Londra’yı ‘gerçekten’ sevenlerdenim. Tabi bu sevgi orada yaşamış olmamın, güzel anılar biriktirmemin, bugün yaptığım işin eğitimini almanın, büyümemin, olgunlaşmamın, özlemin, sevginin, tek başına ayakta kalmanın, yıllar geçmesine rağmen farklı milletlerden, kopmayan dostluklar kurmamın ve benzeri bir sürü güzelliğin sebebi olacak kadar şanslı olduğum için… (buradan anne ve babama bir kez daha teşekkürlerimi borç bilirim☺)
Lafı uzatmadan hemen Londra notlarım ile sizi baş başa bırakmak istiyorum. Eğer ilk kez gidiyorsanız, bunlar için vaktiniz olmayabilir, çünkü gidecek bir sürü müzeniz, parklarınız, müzikalleriniz…vs. olacak. Ama güzel bir plan yaparsanız turistik & kültürel gezileriniz yanında önerilerimi de değerlendirebilirsiniz.
Öncelikle gider gitmez ‘City Mapper’ ve ‘Uber’ aplikasyonlarını telefonunuza indirmelisiniz. Bu ikisi sehirde kaybolmanıza asla izin vermeyecek, tatilinizi kolaylaştırıp daha keyiflendirecek, güvenin bana!
Son iki, üç yıldır Londra’nın yeni gözdesi doğu tarafı ve Shoreditch bölgesi. Eskiden insanlar burada yürümeye çekinirken, şimdinin en hip mekanı. Hip demişken Hipster’ları da unutmamak gerek. Hipster nedir derseniz wikipedia şöyle tanımlıyor ‘Hipster orta sınıf yetişkin ve gençlerin ait olduğu bir alt kültürü belirtmede kullanılan bir terim. Alt kültür bağımsız müzik, çeşitli popüler-olmayan moda eğilimi ve alternatif hayat stilleri ile ilişkilendiriliyor.’ Özetle Karaköy’ün çok gelişmiş hali gibi düşünebilirsiniz. Her şey ama her şey konsept ve yaratıcı bir düşüncenin eseri. Standart bir yer bulmanız imkansız.
Kahvaltı;
• The breakfast club ; Ya erken gidin ya geç, ikisinin arasında kapıda kuyruk net☺
Öğlen;
• Albion (sabah kahvaltısı için de süper)

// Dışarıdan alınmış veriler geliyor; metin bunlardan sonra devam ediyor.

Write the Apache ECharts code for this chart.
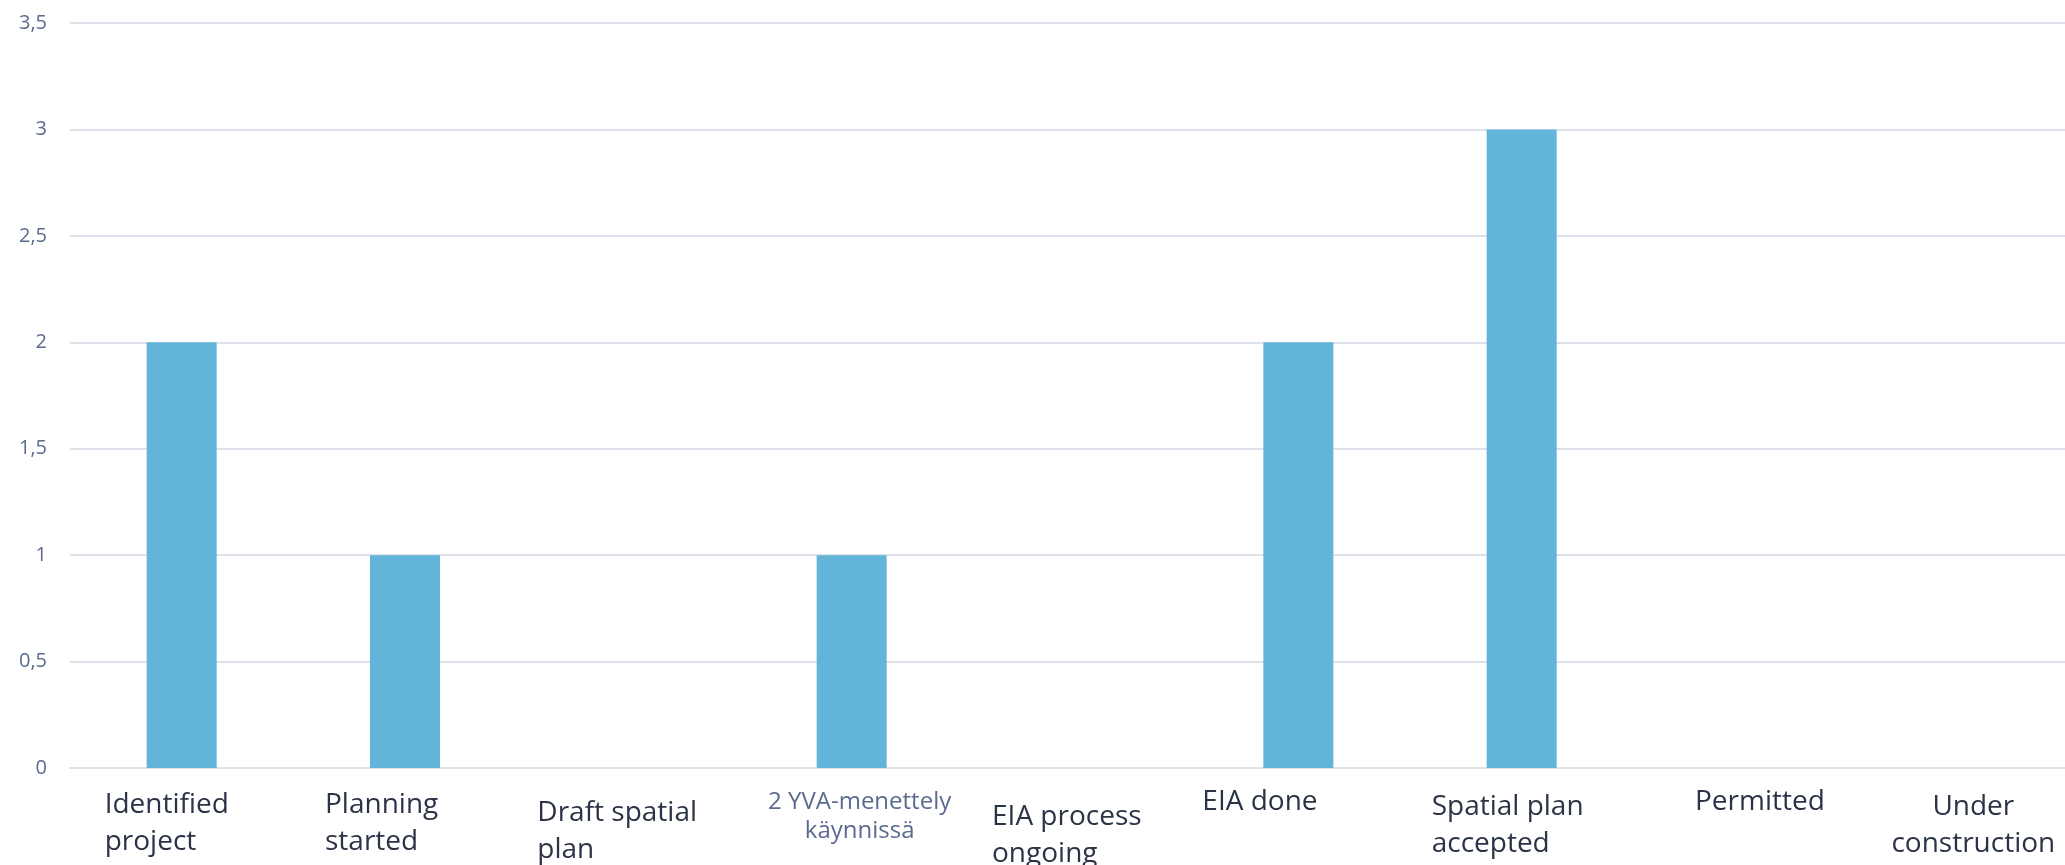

• Barber & Parlour Barber & ; Hem berber hem oturma odası, bir kahvesini için☺
• ‘Sokak yemekleri’ satan çadırlar da pek popüler. Lübnan mutfağı olan Yalla Yalla tavsiyemdir.
Akşam;
• Hill & Szrok: Broadway Market’ta tamamen organik, gazlı içeceğin olmadığı, her gün farklı bir et menüsünün olduğu, yanında da 4 çeşit garnitur ile servisin yapıldığı, mermer masa etrafında oturduğunuz, kasap & restoran 20 kişilik değişik ve lezzetli bir yer, gidin☺
• Back in 5 minutes; Buraya mutlaka gidin, mekanın girişi bir butik ve içeride bir restoran olduğunu dair hiç bir işaret yok. İçeri girince siyah kadife bir perde ve arkasında super keyifli bir mekan!
Gece;
• Bir Hipster pub görelim derseniz;
• Ace Hotel; bölgenin en yeni oteli, lounge kısmı keyifli.
• Callooh Callay Bar: İçeri giriyorsunuz bir cafe &lounge havası, sonra aynalı bir gardrop kapağı var onu açınca tatlı bir bar, gidin☺
Aslında tek yapmanız gereken sokakların arasında kaybolmak. Çünkü bu bölgeyi yaz yaz bitmez. Ama bilin ki zamanınız nasıl geçecek anlamayacaksınız, çünkü çikolatacı, çaycı, cornfleks’çi derken gördüğünüz her dükkana, galeriye girip çıkmak, her sokakta gördüğünüz duvar resimlerinin fotoğrafını çekmek isteceksiniz.
Derseniz ki Hipster yerleri boşver, bana Soho de, Nothinghill de, Oxford Street de. Onları için de hazırlıklıyım, buyrunuz;
• Covent Garden’a gitmeden olmaz, ordan da Picadilly’e yürürken M&M’in kocaman mağazasına girmeden hiç olmaz.
• Gece klübü içinse; Soho’da gözünüze hoş gözükenleri deneyebilir veya girmesi biraz zor, biraz da pahalı olan The Box Soho ve Maddox alternatifiniz olabilir. Ve tabiki yine rezervasyon şart.
Benden söylemesi, sizden gezmesi. Şimdiden iyi tatiller diler, mutlaka gidin ve harika dediğim yerleri kaçırmayın derim.